◆ WHAT TO DO ◆
List each line of the data that holds the string "this".

Figure scripts:

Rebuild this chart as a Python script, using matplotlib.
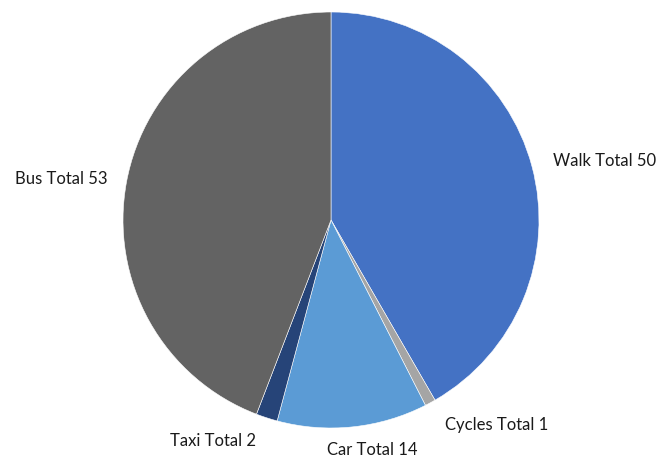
import matplotlib
matplotlib.use("Agg")
import matplotlib.pyplot as plt

modes = ["Walk", "Cycles", "Car", "Taxi", "Bus"]
totals = [50, 1, 14, 2, 53]
colors = ["#4472C4", "#A5A5A5", "#5B9BD5", "#264478", "#636363"]

# label centres in pixel space (x, y from top)
label_pos = [(605, 161), (497, 425), (372, 450), (213, 441), (61, 179)]

W, H = 660, 462
fig = plt.figure(figsize=(W / 100, H / 100), dpi=100)
ax = fig.add_axes([0, 0, 1, 1])

ax.pie(totals, colors=colors, startangle=90, counterclock=False,
       center=(331, H - 220), radius=208, frame=True,
       wedgeprops=dict(edgecolor="white", linewidth=0.4))
ax.set_xlim(0, W)
ax.set_ylim(0, H)
ax.set_axis_off()

for m, t, (x, y) in zip(modes, totals, label_pos):
    ax.text(x, H - y, f"{m} Total {t}", ha="center", va="center",
            fontsize=12, family="Lato", color="#1a1a1a")

fig.savefig("out.png", facecolor="white")
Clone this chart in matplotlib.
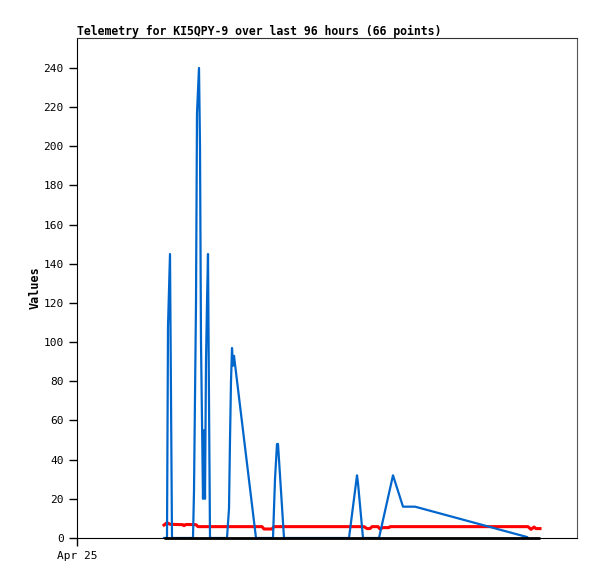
import matplotlib
matplotlib.use("Agg")
import matplotlib.pyplot as plt

# hours since Apr 25 00:00
blue_h = [17.4, 18.0, 18.2, 18.6, 18.8, 19.0,
          23.2, 23.4, 23.6, 23.8, 24.0, 24.4, 24.6, 24.8, 25.0, 25.2, 25.4, 25.6, 25.8, 26.0, 26.2, 26.4, 26.6,
          30.0, 30.4, 30.6, 30.8, 31.0, 31.2, 31.4, 35.8,
          39.2, 39.6, 40.0, 40.2, 40.4, 41.4,
          54.4, 56.0, 56.2, 57.2,
          60.4, 63.2, 65.2, 67.6, 90.0]
blue_v = [0, 0, 108, 145, 72, 0,
          0, 24, 72, 120, 217, 240, 200, 100, 60, 20, 55, 20, 90, 120, 145, 70, 0,
          0, 15, 50, 80, 97, 88, 93, 0,
          0, 30, 48, 48, 40, 0,
          0, 32, 28, 0,
          0, 32, 16, 16, 0.5]

red_h = [17.4, 18.0, 18.6, 21.2, 21.4, 21.8, 23.8, 24.2, 37.0, 37.4, 39.0, 39.4, 57.4, 58.0, 58.6,
         59.0, 60.2, 60.6, 61.2, 62.4, 62.6, 90.2, 90.8, 91.4, 91.8, 92.6]
red_v = [6.6, 7.8, 7.0, 6.8, 6.3, 6.9, 6.8, 5.8, 5.8, 4.6, 4.6, 5.8, 5.8, 4.8, 4.8,
         5.8, 5.8, 4.6, 5.3, 5.3, 5.8, 5.8, 4.4, 5.6, 4.8, 4.8]

black_h = [17.4, 92.6]
black_v = [0, 0]

mono = "DejaVu Sans Mono"

fig = plt.figure(figsize=(5.97, 5.79), dpi=100)
ax = fig.add_axes([77 / 597, 1 - 538 / 579, 500 / 597, 500 / 579])

ax.plot(red_h, red_v, color="#ff0000", lw=2.2, zorder=2)
ax.plot(blue_h, blue_v, color="#0066cc", lw=1.6, zorder=3)
ax.plot(black_h, black_v, color="#000000", lw=2.0, zorder=4, solid_capstyle="butt", clip_on=False)

ax.set_xlim(0, 100)
ax.set_ylim(0, 255.3)
ax.set_yticks(range(0, 241, 20))
ax.set_xticks([0])
ax.set_xticklabels(["Apr 25"])
for lab in ax.get_xticklabels() + ax.get_yticklabels():
    lab.set_family(mono)
    lab.set_fontsize(8)
ax.tick_params(direction="out", length=6, width=1, color="black")

ax.spines["left"].set_color("black")
ax.spines["bottom"].set_color("black")
ax.spines["top"].set_color("#333333")
ax.spines["right"].set_color("#555555")

ax.set_ylabel("Values", family=mono, fontsize=8.5, fontweight="bold", labelpad=1)
ax.set_title("Telemetry for KI5QPY-9 over last 96 hours (66 points)", family=mono,
             fontsize=8.3, fontweight="bold", loc="left", pad=2)

fig.savefig("out.png", dpi=100)
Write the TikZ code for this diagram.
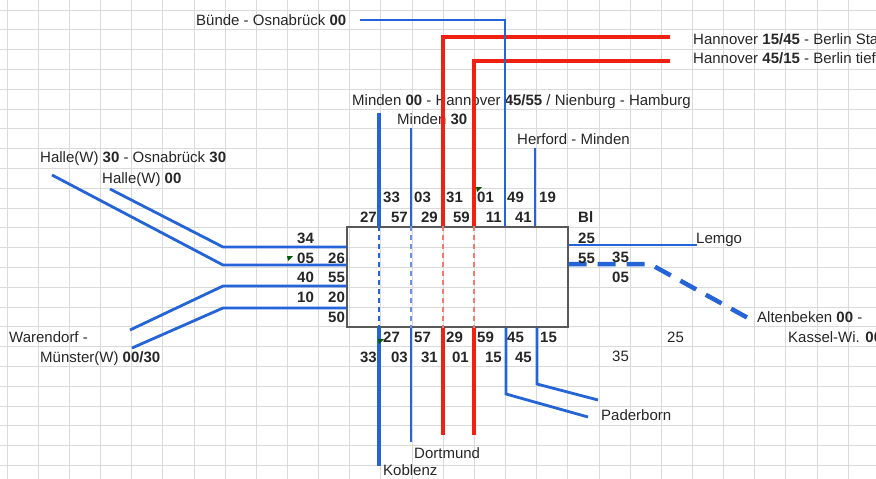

◆ THE COMPLETED TASK ◆
Rebuild this chart as a Python script, using matplotlib.
Clone this chart in matplotlib.
Write the TikZ code for this diagram.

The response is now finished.